4. One class of cases comprises those in which a plaintiff sues to establish his individual right of public worship from which he has been wrongfully excluded. Such are the cases dealt with in Vengamuthu v. Pandaveswara I.L.R. (1883) M. 151 Kadirvelu Chetty v. Nanjunda Iyar (1916) 8 L.W. 512 Nagiah Bathudu v. Muthacharry (1900) 11 M.L.J.215. With these are closely associated cases in which a right of access to religious objects is sought to be established, as these generally involve questions of caste status and as that is a matter of civil right. Venkatachalapati v. Subbarayadu I.L.R. (1890) M. 298 and Jaganath Churn v. Akali Dassia I.L.R. (1893) C. 263, are instances of this.
5. In a different category fall suits brought by worshippers under Act XX of 1883 to compel the performance of acts of worship in which there has been neglect of duty on the part of a trustee or manager of a temple or other religious institution--e. g., Elayalwar Reddiar v. Namberumal Chettiar I.L.R. (1899) M. 298=10 M.L.J. 86.
6. The next class includes suits to establish a claim to an office with emoluments. It has always been held that such suits will lie because the right to emoluments is a civil right connected with property, although the determination of it may involve the decision of questions of religion. Such are the cases in Rangasami v. Ranga I.L.R. (1892) M. 146 Krishnasami v. Krishnama I.L.R. (1882) M. 813, Ayyadurai Gurukkal v. Ramasawmy Gurukkal (1913) 18 I.C. 475. An extension of this principle appears in certain cases when what is claimed is not emoluments of any pecuniary value but honours attached to an office in lieu of emoluments. In such cases it has been held in Sri Rangachariar v. Rangasami Buttachar I.L.R. (1908) M. 291 and Soma Ballachariar v. Tiruvenkatachariar (1912) 15 I.C. 409 that a suit will lie, although it has been frequently. declared that a suit will not lie to establish a claim merely to receive religious honours and emoluments unconnected with any office, vide Striman Sadagopa v. Kristna Tatachariar (1863) 1 M.H.C.R. 301 Sangappa Bin Baslingappa v. Gangapa Bin Niraniapa I.L.R. (1878) B. 176 Narayan Vithe Parab v. Krishnaji Sadashiv I.L.R. (1885) B.233 Subbaraya Mudaliar v. Vedantachariar I.L.R. (1901) M. 23=11 M.L.J. 171 Karuppa v. Kolanthayan I.L.R. (1883) M. 91 Athan Sadagopa Chariar Swamigal v. Elayavalli Srinivasa Chariar (1913) M.W.N. 289 and Chunnu Datt Vyas v. Babu Nandan I.L.R. (1910) A. 627 The reason why Civil Courts will not take cognizance of such suits is expressed by Scotland, C.J. in Striman Sadagopa v. Kristna Tatachariar I.L.R. (1879) M. 62 as follows:--' The duty of individuals to submit to and perform certain religious observance in accordance with the ritual or conventional practice of their race or sect is, in the absence of express legal recognition and provision, an imperfect obligation of a moral and not a civil nature.' The mere fact that the plaintiff in such cases may ask for damages on account of the loss of some perquisites or trifling gifts, which he has been prevented from getting, as in the present case, will not change the character of the suit, for such so called emoluments may be merely symbols of recognition and marks of respect to the performer of the ceremonies, as it was held in Narayan Vithe Parab v. Krishnaji Sadashiv, 5 Subbaraya Mudaliar v. Vedantachariar 9. B.H.C.R. 418 and Striman Sadagopa v. Kristna Tatachariar I.L.R. (1879) M. 62.

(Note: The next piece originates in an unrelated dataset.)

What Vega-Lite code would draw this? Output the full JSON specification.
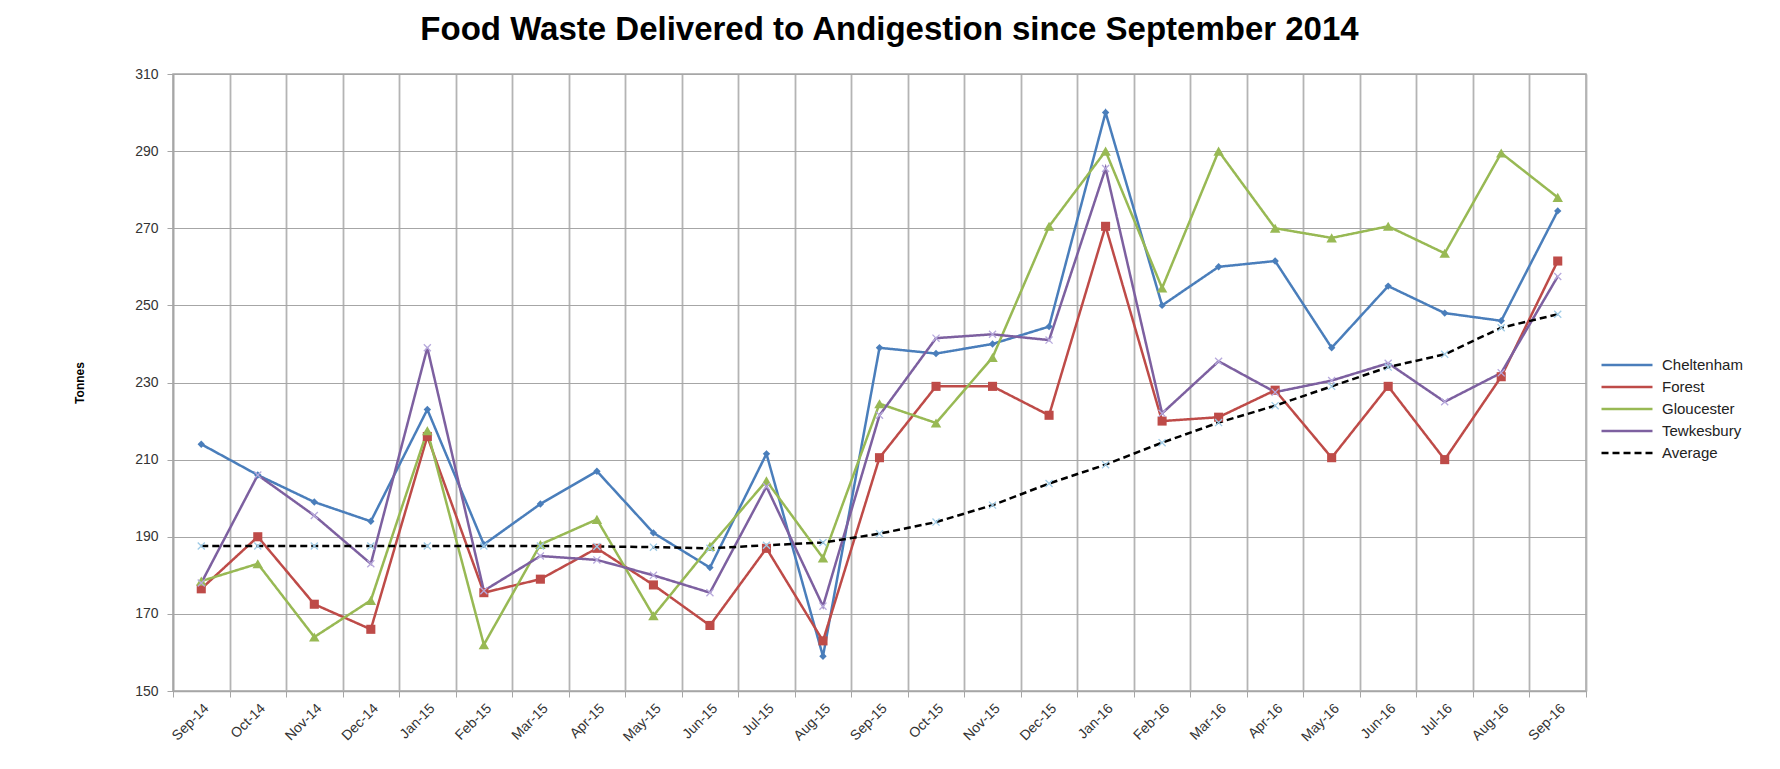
{
  "$schema": "https://vega.github.io/schema/vega-lite/v6.json",
  "width": 1413,
  "height": 617,
  "autosize": {"type": "none"},
  "padding": {"left": 173, "top": 74, "right": 194, "bottom": 78},
  "background": "white",
  "config": {"view": {"stroke": "#a6a6a6", "strokeWidth": 1.5}, "font": "Liberation Sans"},
  "title": {"text": "Food Waste Delivered to Andigestion since September 2014", "font": "Liberation Sans", "fontSize": 33, "fontWeight": "bold", "color": "#000000", "anchor": "middle", "offset": 20, "dx": 10},
  "data": {"values": [
    {"month": "Sep-14", "series": "Cheltenham", "tonnes": 214},
    {"month": "Oct-14", "series": "Cheltenham", "tonnes": 206},
    {"month": "Nov-14", "series": "Cheltenham", "tonnes": 199},
    {"month": "Dec-14", "series": "Cheltenham", "tonnes": 194},
    {"month": "Jan-15", "series": "Cheltenham", "tonnes": 223},
    {"month": "Feb-15", "series": "Cheltenham", "tonnes": 188},
    {"month": "Mar-15", "series": "Cheltenham", "tonnes": 198.5},
    {"month": "Apr-15", "series": "Cheltenham", "tonnes": 207},
    {"month": "May-15", "series": "Cheltenham", "tonnes": 191},
    {"month": "Jun-15", "series": "Cheltenham", "tonnes": 182},
    {"month": "Jul-15", "series": "Cheltenham", "tonnes": 211.5},
    {"month": "Aug-15", "series": "Cheltenham", "tonnes": 159},
    {"month": "Sep-15", "series": "Cheltenham", "tonnes": 239},
    {"month": "Oct-15", "series": "Cheltenham", "tonnes": 237.5},
    {"month": "Nov-15", "series": "Cheltenham", "tonnes": 240},
    {"month": "Dec-15", "series": "Cheltenham", "tonnes": 244.5},
    {"month": "Jan-16", "series": "Cheltenham", "tonnes": 300},
    {"month": "Feb-16", "series": "Cheltenham", "tonnes": 250},
    {"month": "Mar-16", "series": "Cheltenham", "tonnes": 260},
    {"month": "Apr-16", "series": "Cheltenham", "tonnes": 261.5},
    {"month": "May-16", "series": "Cheltenham", "tonnes": 239},
    {"month": "Jun-16", "series": "Cheltenham", "tonnes": 255},
    {"month": "Jul-16", "series": "Cheltenham", "tonnes": 248},
    {"month": "Aug-16", "series": "Cheltenham", "tonnes": 246},
    {"month": "Sep-16", "series": "Cheltenham", "tonnes": 274.5},
    {"month": "Sep-14", "series": "Forest", "tonnes": 176.5},
    {"month": "Oct-14", "series": "Forest", "tonnes": 190},
    {"month": "Nov-14", "series": "Forest", "tonnes": 172.5},
    {"month": "Dec-14", "series": "Forest", "tonnes": 166},
    {"month": "Jan-15", "series": "Forest", "tonnes": 216},
    {"month": "Feb-15", "series": "Forest", "tonnes": 175.5},
    {"month": "Mar-15", "series": "Forest", "tonnes": 179},
    {"month": "Apr-15", "series": "Forest", "tonnes": 187},
    {"month": "May-15", "series": "Forest", "tonnes": 177.5},
    {"month": "Jun-15", "series": "Forest", "tonnes": 167},
    {"month": "Jul-15", "series": "Forest", "tonnes": 187},
    {"month": "Aug-15", "series": "Forest", "tonnes": 163},
    {"month": "Sep-15", "series": "Forest", "tonnes": 210.5},
    {"month": "Oct-15", "series": "Forest", "tonnes": 229},
    {"month": "Nov-15", "series": "Forest", "tonnes": 229},
    {"month": "Dec-15", "series": "Forest", "tonnes": 221.5},
    {"month": "Jan-16", "series": "Forest", "tonnes": 270.5},
    {"month": "Feb-16", "series": "Forest", "tonnes": 220},
    {"month": "Mar-16", "series": "Forest", "tonnes": 221},
    {"month": "Apr-16", "series": "Forest", "tonnes": 228},
    {"month": "May-16", "series": "Forest", "tonnes": 210.5},
    {"month": "Jun-16", "series": "Forest", "tonnes": 229},
    {"month": "Jul-16", "series": "Forest", "tonnes": 210},
    {"month": "Aug-16", "series": "Forest", "tonnes": 231.5},
    {"month": "Sep-16", "series": "Forest", "tonnes": 261.5},
    {"month": "Sep-14", "series": "Gloucester", "tonnes": 178.5},
    {"month": "Oct-14", "series": "Gloucester", "tonnes": 183},
    {"month": "Nov-14", "series": "Gloucester", "tonnes": 164},
    {"month": "Dec-14", "series": "Gloucester", "tonnes": 173.5},
    {"month": "Jan-15", "series": "Gloucester", "tonnes": 217.5},
    {"month": "Feb-15", "series": "Gloucester", "tonnes": 162},
    {"month": "Mar-15", "series": "Gloucester", "tonnes": 188},
    {"month": "Apr-15", "series": "Gloucester", "tonnes": 194.5},
    {"month": "May-15", "series": "Gloucester", "tonnes": 169.5},
    {"month": "Jun-15", "series": "Gloucester", "tonnes": 187.5},
    {"month": "Jul-15", "series": "Gloucester", "tonnes": 204.5},
    {"month": "Aug-15", "series": "Gloucester", "tonnes": 184.5},
    {"month": "Sep-15", "series": "Gloucester", "tonnes": 224.5},
    {"month": "Oct-15", "series": "Gloucester", "tonnes": 219.5},
    {"month": "Nov-15", "series": "Gloucester", "tonnes": 236.5},
    {"month": "Dec-15", "series": "Gloucester", "tonnes": 270.5},
    {"month": "Jan-16", "series": "Gloucester", "tonnes": 290},
    {"month": "Feb-16", "series": "Gloucester", "tonnes": 254.5},
    {"month": "Mar-16", "series": "Gloucester", "tonnes": 290},
    {"month": "Apr-16", "series": "Gloucester", "tonnes": 270},
    {"month": "May-16", "series": "Gloucester", "tonnes": 267.5},
    {"month": "Jun-16", "series": "Gloucester", "tonnes": 270.5},
    {"month": "Jul-16", "series": "Gloucester", "tonnes": 263.5},
    {"month": "Aug-16", "series": "Gloucester", "tonnes": 289.5},
    {"month": "Sep-16", "series": "Gloucester", "tonnes": 278},
    {"month": "Sep-14", "series": "Tewkesbury", "tonnes": 178},
    {"month": "Oct-14", "series": "Tewkesbury", "tonnes": 206},
    {"month": "Nov-14", "series": "Tewkesbury", "tonnes": 195.5},
    {"month": "Dec-14", "series": "Tewkesbury", "tonnes": 183},
    {"month": "Jan-15", "series": "Tewkesbury", "tonnes": 239},
    {"month": "Feb-15", "series": "Tewkesbury", "tonnes": 176},
    {"month": "Mar-15", "series": "Tewkesbury", "tonnes": 185},
    {"month": "Apr-15", "series": "Tewkesbury", "tonnes": 184},
    {"month": "May-15", "series": "Tewkesbury", "tonnes": 180},
    {"month": "Jun-15", "series": "Tewkesbury", "tonnes": 175.5},
    {"month": "Jul-15", "series": "Tewkesbury", "tonnes": 203},
    {"month": "Aug-15", "series": "Tewkesbury", "tonnes": 172},
    {"month": "Sep-15", "series": "Tewkesbury", "tonnes": 221.5},
    {"month": "Oct-15", "series": "Tewkesbury", "tonnes": 241.5},
    {"month": "Nov-15", "series": "Tewkesbury", "tonnes": 242.5},
    {"month": "Dec-15", "series": "Tewkesbury", "tonnes": 241},
    {"month": "Jan-16", "series": "Tewkesbury", "tonnes": 285.5},
    {"month": "Feb-16", "series": "Tewkesbury", "tonnes": 222},
    {"month": "Mar-16", "series": "Tewkesbury", "tonnes": 235.5},
    {"month": "Apr-16", "series": "Tewkesbury", "tonnes": 227.5},
    {"month": "May-16", "series": "Tewkesbury", "tonnes": 230.5},
    {"month": "Jun-16", "series": "Tewkesbury", "tonnes": 235},
    {"month": "Jul-16", "series": "Tewkesbury", "tonnes": 225},
    {"month": "Aug-16", "series": "Tewkesbury", "tonnes": 232.5},
    {"month": "Sep-16", "series": "Tewkesbury", "tonnes": 257.5},
    {"month": "Sep-14", "series": "Average", "tonnes": 187.6},
    {"month": "Oct-14", "series": "Average", "tonnes": 187.6},
    {"month": "Nov-14", "series": "Average", "tonnes": 187.6},
    {"month": "Dec-14", "series": "Average", "tonnes": 187.6},
    {"month": "Jan-15", "series": "Average", "tonnes": 187.6},
    {"month": "Feb-15", "series": "Average", "tonnes": 187.6},
    {"month": "Mar-15", "series": "Average", "tonnes": 187.6},
    {"month": "Apr-15", "series": "Average", "tonnes": 187.5},
    {"month": "May-15", "series": "Average", "tonnes": 187.3},
    {"month": "Jun-15", "series": "Average", "tonnes": 187},
    {"month": "Jul-15", "series": "Average", "tonnes": 187.8},
    {"month": "Aug-15", "series": "Average", "tonnes": 188.5},
    {"month": "Sep-15", "series": "Average", "tonnes": 190.8},
    {"month": "Oct-15", "series": "Average", "tonnes": 193.8},
    {"month": "Nov-15", "series": "Average", "tonnes": 198.2},
    {"month": "Dec-15", "series": "Average", "tonnes": 203.8},
    {"month": "Jan-16", "series": "Average", "tonnes": 208.7},
    {"month": "Feb-16", "series": "Average", "tonnes": 214.4},
    {"month": "Mar-16", "series": "Average", "tonnes": 219.6},
    {"month": "Apr-16", "series": "Average", "tonnes": 224},
    {"month": "May-16", "series": "Average", "tonnes": 229},
    {"month": "Jun-16", "series": "Average", "tonnes": 234},
    {"month": "Jul-16", "series": "Average", "tonnes": 237.3},
    {"month": "Aug-16", "series": "Average", "tonnes": 244.2},
    {"month": "Sep-16", "series": "Average", "tonnes": 247.7}
  ]},
  "encoding": {
    "x": {
      "field": "month", "type": "ordinal", "sort": null, "bandPosition": 0.5,
      "scale": {"type": "band", "paddingInner": 0, "paddingOuter": 0},
      "axis": {
        "title": null, "tickBand": "extent", "labelAngle": -45, "labelFontSize": 14, "labelColor": "#333333",
        "labelPadding": 4, "tickSize": 6, "tickColor": "#a6a6a6", "domainColor": "#a6a6a6", "domainWidth": 1.5,
        "grid": true, "gridColor": "#b4b4b4", "gridWidth": 1.8
      }
    },
    "y": {
      "field": "tonnes", "type": "quantitative",
      "scale": {"domain": [150, 310], "nice": false, "zero": false},
      "axis": {
        "title": "Tonnes", "titleFontSize": 12, "titleFontWeight": "bold", "titleColor": "#000000", "titleX": -87,
        "values": [150, 170, 190, 210, 230, 250, 270, 290, 310],
        "labelFontSize": 14, "labelColor": "#333333", "labelPadding": 9, "tickSize": 6, "tickColor": "#a6a6a6",
        "domainColor": "#a6a6a6", "domainWidth": 1.5,
        "grid": true, "gridColor": "#a6a6a6", "gridWidth": 1.2
      }
    }
  },
  "layer": [
    {
      "mark": {"type": "line", "strokeWidth": 2.5},
      "encoding": {
        "color": {
          "field": "series", "type": "nominal",
          "scale": {"domain": ["Cheltenham", "Forest", "Gloucester", "Tewkesbury", "Average"], "range": ["#4A7EBB", "#BE4B48", "#98B954", "#7D60A0", "#000000"]},
          "legend": {"title": null, "orient": "none", "legendX": 1440, "legendY": 277, "symbolType": "M-2,0L2,0", "symbolSize": 650, "symbolStrokeWidth": 2.5, "labelFontSize": 15, "labelColor": "#222222", "rowPadding": -4, "labelOffset": 21, "padding": 0}
        },
        "strokeDash": {
          "field": "series", "type": "nominal",
          "scale": {"domain": ["Cheltenham", "Forest", "Gloucester", "Tewkesbury", "Average"], "range": [[1, 0], [1, 0], [1, 0], [1, 0], [7, 4]]},
          "legend": {"title": null, "orient": "none", "legendX": 1440, "legendY": 277, "symbolType": "M-2,0L2,0", "symbolSize": 650, "symbolStrokeWidth": 2.5, "labelFontSize": 15, "labelColor": "#222222", "rowPadding": -4, "labelOffset": 21, "padding": 0}
        }
      }
    },
    {
      "transform": [{"filter": {"field": "series", "oneOf": ["Cheltenham", "Forest", "Gloucester"]}}],
      "mark": {"type": "point", "filled": true, "opacity": 1},
      "encoding": {
        "color": {"field": "series", "type": "nominal"},
        "shape": {"field": "series", "type": "nominal", "scale": {"domain": ["Cheltenham", "Forest", "Gloucester"], "range": ["diamond", "square", "triangle-up"]}, "legend": null},
        "size": {"field": "series", "type": "nominal", "scale": {"domain": ["Cheltenham", "Forest", "Gloucester"], "range": [55, 110, 70]}, "legend": null}
      }
    },
    {
      "transform": [{"filter": {"field": "series", "oneOf": ["Tewkesbury", "Average"]}}],
      "mark": {"type": "point", "filled": false, "shape": "M-1,-1L1,1M-1,1L1,-1", "size": 50, "strokeWidth": 1.3, "opacity": 1},
      "encoding": {
        "stroke": {"field": "series", "type": "nominal", "scale": {"domain": ["Tewkesbury", "Average"], "range": ["#b7a9dc", "#9fcbe6"]}, "legend": null}
      }
    }
  ]
}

7. Cases of exclusion from public worship stand in a class by themselves. In other cases the tests to be applied are first to see whether the honours or emoluments are attached to any office and next whether the offerings are voluntary on the part of the worshipper and whether the dignity conferred on him by the temple authorities is in consequence of the performance of any duty or obligation or is a matter of discretion on their part.
8. If the office in suit is attached to a temple, it has been held in Mamat Ram Bayan v. Bapu Ram Atai Bura Bhakat (1906) 15 M.L.J. 458 that a suit will lie to establish a right to a hereditary office attached to a temple even though there are no emoluments of the office, the reason apparently being that such a suit is in effect to compel the fulfilment of a religious trust. The case, Srinivasa, Thathachariar v. Srinivasa Aiyangar and Srinivasa Chariar v. Srinivasa Thathachariar I.L.R. (1882) M. 15 is similar.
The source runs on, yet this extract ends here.